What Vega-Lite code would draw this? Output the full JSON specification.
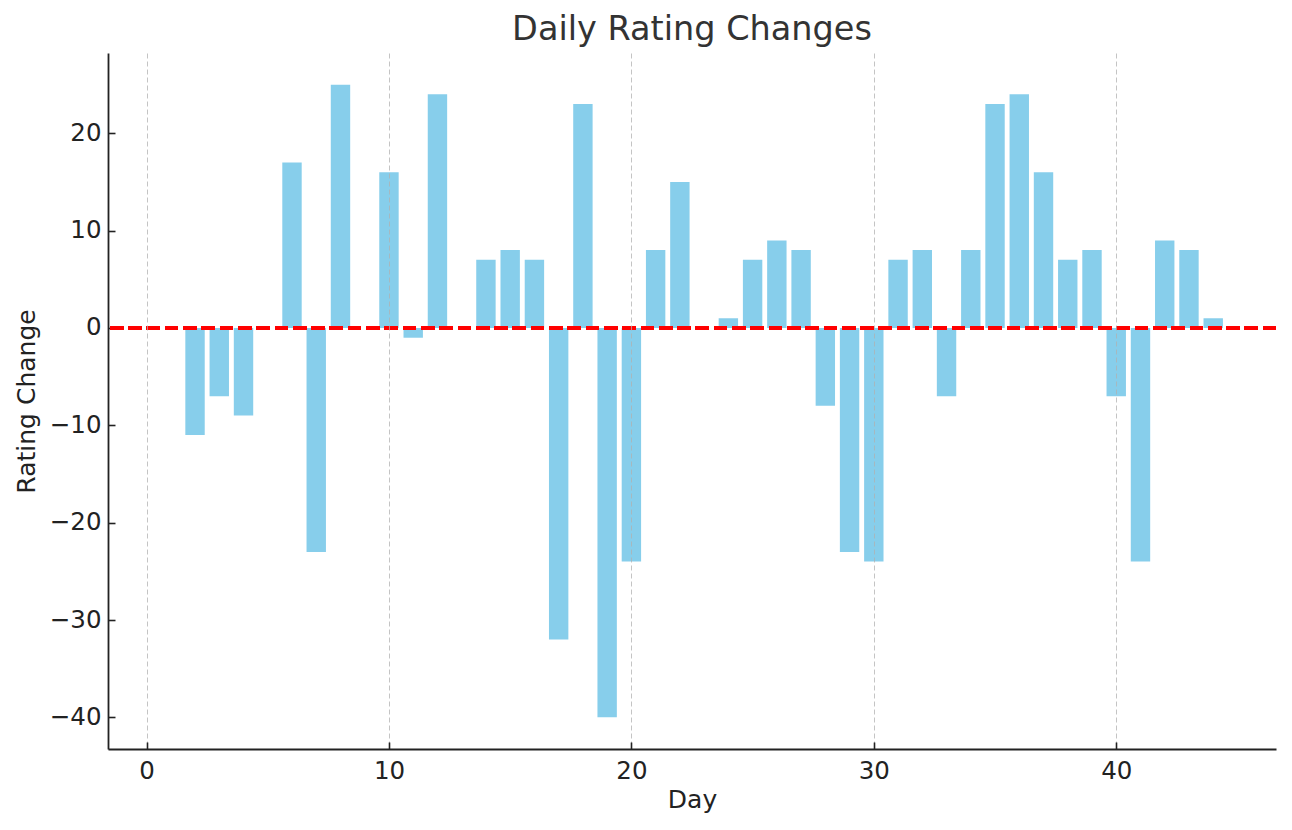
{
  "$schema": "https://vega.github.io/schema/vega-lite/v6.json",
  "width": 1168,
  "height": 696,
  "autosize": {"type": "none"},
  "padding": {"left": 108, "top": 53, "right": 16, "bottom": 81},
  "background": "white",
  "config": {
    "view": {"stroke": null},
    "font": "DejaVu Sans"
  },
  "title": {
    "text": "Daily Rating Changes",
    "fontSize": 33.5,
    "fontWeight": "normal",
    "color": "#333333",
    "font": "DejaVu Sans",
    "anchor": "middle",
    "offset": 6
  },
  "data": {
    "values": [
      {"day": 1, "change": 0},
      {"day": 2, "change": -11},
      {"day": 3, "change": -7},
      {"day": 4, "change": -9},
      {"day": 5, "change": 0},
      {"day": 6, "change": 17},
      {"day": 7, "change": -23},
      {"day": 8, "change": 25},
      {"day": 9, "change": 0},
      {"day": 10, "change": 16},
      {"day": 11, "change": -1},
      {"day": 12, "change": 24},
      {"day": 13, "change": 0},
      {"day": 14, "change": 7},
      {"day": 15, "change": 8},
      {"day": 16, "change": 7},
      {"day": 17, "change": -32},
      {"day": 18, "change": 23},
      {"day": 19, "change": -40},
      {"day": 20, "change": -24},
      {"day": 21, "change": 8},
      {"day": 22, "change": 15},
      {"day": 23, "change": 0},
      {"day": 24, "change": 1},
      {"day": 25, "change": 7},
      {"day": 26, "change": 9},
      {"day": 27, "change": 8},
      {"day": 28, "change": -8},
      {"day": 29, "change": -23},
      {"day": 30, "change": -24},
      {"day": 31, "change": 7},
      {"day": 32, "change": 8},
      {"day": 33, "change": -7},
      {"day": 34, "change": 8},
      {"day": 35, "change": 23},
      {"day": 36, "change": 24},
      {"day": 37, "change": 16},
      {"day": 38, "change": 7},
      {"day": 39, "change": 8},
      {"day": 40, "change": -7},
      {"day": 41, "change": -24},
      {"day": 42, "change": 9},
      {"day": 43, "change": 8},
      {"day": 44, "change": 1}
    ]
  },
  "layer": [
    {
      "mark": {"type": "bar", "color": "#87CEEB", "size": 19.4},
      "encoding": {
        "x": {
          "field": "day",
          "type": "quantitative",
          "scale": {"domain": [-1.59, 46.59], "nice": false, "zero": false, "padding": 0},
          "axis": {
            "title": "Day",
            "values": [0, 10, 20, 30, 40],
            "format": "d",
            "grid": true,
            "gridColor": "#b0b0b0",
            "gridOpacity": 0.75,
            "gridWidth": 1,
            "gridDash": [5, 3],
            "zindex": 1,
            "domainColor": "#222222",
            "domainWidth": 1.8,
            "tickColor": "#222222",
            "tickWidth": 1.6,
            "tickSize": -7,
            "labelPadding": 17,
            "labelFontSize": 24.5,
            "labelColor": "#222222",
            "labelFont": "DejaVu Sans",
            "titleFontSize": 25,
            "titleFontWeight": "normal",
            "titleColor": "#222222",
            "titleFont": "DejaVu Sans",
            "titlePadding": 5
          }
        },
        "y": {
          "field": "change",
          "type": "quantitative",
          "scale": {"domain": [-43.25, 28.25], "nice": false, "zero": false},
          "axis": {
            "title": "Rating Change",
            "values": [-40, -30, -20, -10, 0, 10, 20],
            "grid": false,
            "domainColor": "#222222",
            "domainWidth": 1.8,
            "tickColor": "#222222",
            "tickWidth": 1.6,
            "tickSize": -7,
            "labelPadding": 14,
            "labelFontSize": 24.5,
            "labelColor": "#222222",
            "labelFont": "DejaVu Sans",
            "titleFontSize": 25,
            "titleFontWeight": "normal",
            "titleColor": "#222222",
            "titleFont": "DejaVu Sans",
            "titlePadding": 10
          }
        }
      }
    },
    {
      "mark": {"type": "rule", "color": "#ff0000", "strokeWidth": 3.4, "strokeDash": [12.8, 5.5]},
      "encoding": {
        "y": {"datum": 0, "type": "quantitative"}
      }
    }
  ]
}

================

(WRITTEN PROBLEM) Write the lines above out again exactly, without any of their pictures.

(WRITTEN RESPONSE)
What Vega-Lite code would draw this? Output the full JSON specification.
{
  "$schema": "https://vega.github.io/schema/vega-lite/v6.json",
  "width": 1168,
  "height": 696,
  "autosize": {"type": "none"},
  "padding": {"left": 108, "top": 53, "right": 16, "bottom": 81},
  "background": "white",
  "config": {
    "view": {"stroke": null},
    "font": "DejaVu Sans"
  },
  "title": {
    "text": "Daily Rating Changes",
    "fontSize": 33.5,
    "fontWeight": "normal",
    "color": "#333333",
    "font": "DejaVu Sans",
    "anchor": "middle",
    "offset": 6
  },
  "data": {
    "values": [
      {"day": 1, "change": 0},
      {"day": 2, "change": -11},
      {"day": 3, "change": -7},
      {"day": 4, "change": -9},
      {"day": 5, "change": 0},
      {"day": 6, "change": 17},
      {"day": 7, "change": -23},
      {"day": 8, "change": 25},
      {"day": 9, "change": 0},
      {"day": 10, "change": 16},
      {"day": 11, "change": -1},
      {"day": 12, "change": 24},
      {"day": 13, "change": 0},
      {"day": 14, "change": 7},
      {"day": 15, "change": 8},
      {"day": 16, "change": 7},
      {"day": 17, "change": -32},
      {"day": 18, "change": 23},
      {"day": 19, "change": -40},
      {"day": 20, "change": -24},
      {"day": 21, "change": 8},
      {"day": 22, "change": 15},
      {"day": 23, "change": 0},
      {"day": 24, "change": 1},
      {"day": 25, "change": 7},
      {"day": 26, "change": 9},
      {"day": 27, "change": 8},
      {"day": 28, "change": -8},
      {"day": 29, "change": -23},
      {"day": 30, "change": -24},
      {"day": 31, "change": 7},
      {"day": 32, "change": 8},
      {"day": 33, "change": -7},
      {"day": 34, "change": 8},
      {"day": 35, "change": 23},
      {"day": 36, "change": 24},
      {"day": 37, "change": 16},
      {"day": 38, "change": 7},
      {"day": 39, "change": 8},
      {"day": 40, "change": -7},
      {"day": 41, "change": -24},
      {"day": 42, "change": 9},
      {"day": 43, "change": 8},
      {"day": 44, "change": 1}
    ]
  },
  "layer": [
    {
      "mark": {"type": "bar", "color": "#87CEEB", "size": 19.4},
      "encoding": {
        "x": {
          "field": "day",
          "type": "quantitative",
          "scale": {"domain": [-1.59, 46.59], "nice": false, "zero": false, "padding": 0},
          "axis": {
            "title": "Day",
            "values": [0, 10, 20, 30, 40],
            "format": "d",
            "grid": true,
            "gridColor": "#b0b0b0",
            "gridOpacity": 0.75,
            "gridWidth": 1,
            "gridDash": [5, 3],
            "zindex": 1,
            "domainColor": "#222222",
            "domainWidth": 1.8,
            "tickColor": "#222222",
            "tickWidth": 1.6,
            "tickSize": -7,
            "labelPadding": 17,
            "labelFontSize": 24.5,
            "labelColor": "#222222",
            "labelFont": "DejaVu Sans",
            "titleFontSize": 25,
            "titleFontWeight": "normal",
            "titleColor": "#222222",
            "titleFont": "DejaVu Sans",
            "titlePadding": 5
          }
        },
        "y": {
          "field": "change",
          "type": "quantitative",
          "scale": {"domain": [-43.25, 28.25], "nice": false, "zero": false},
          "axis": {
            "title": "Rating Change",
            "values": [-40, -30, -20, -10, 0, 10, 20],
            "grid": false,
            "domainColor": "#222222",
            "domainWidth": 1.8,
            "tickColor": "#222222",
            "tickWidth": 1.6,
            "tickSize": -7,
            "labelPadding": 14,
            "labelFontSize": 24.5,
            "labelColor": "#222222",
            "labelFont": "DejaVu Sans",
            "titleFontSize": 25,
            "titleFontWeight": "normal",
            "titleColor": "#222222",
            "titleFont": "DejaVu Sans",
            "titlePadding": 10
          }
        }
      }
    },
    {
      "mark": {"type": "rule", "color": "#ff0000", "strokeWidth": 3.4, "strokeDash": [12.8, 5.5]},
      "encoding": {
        "y": {"datum": 0, "type": "quantitative"}
      }
    }
  ]
}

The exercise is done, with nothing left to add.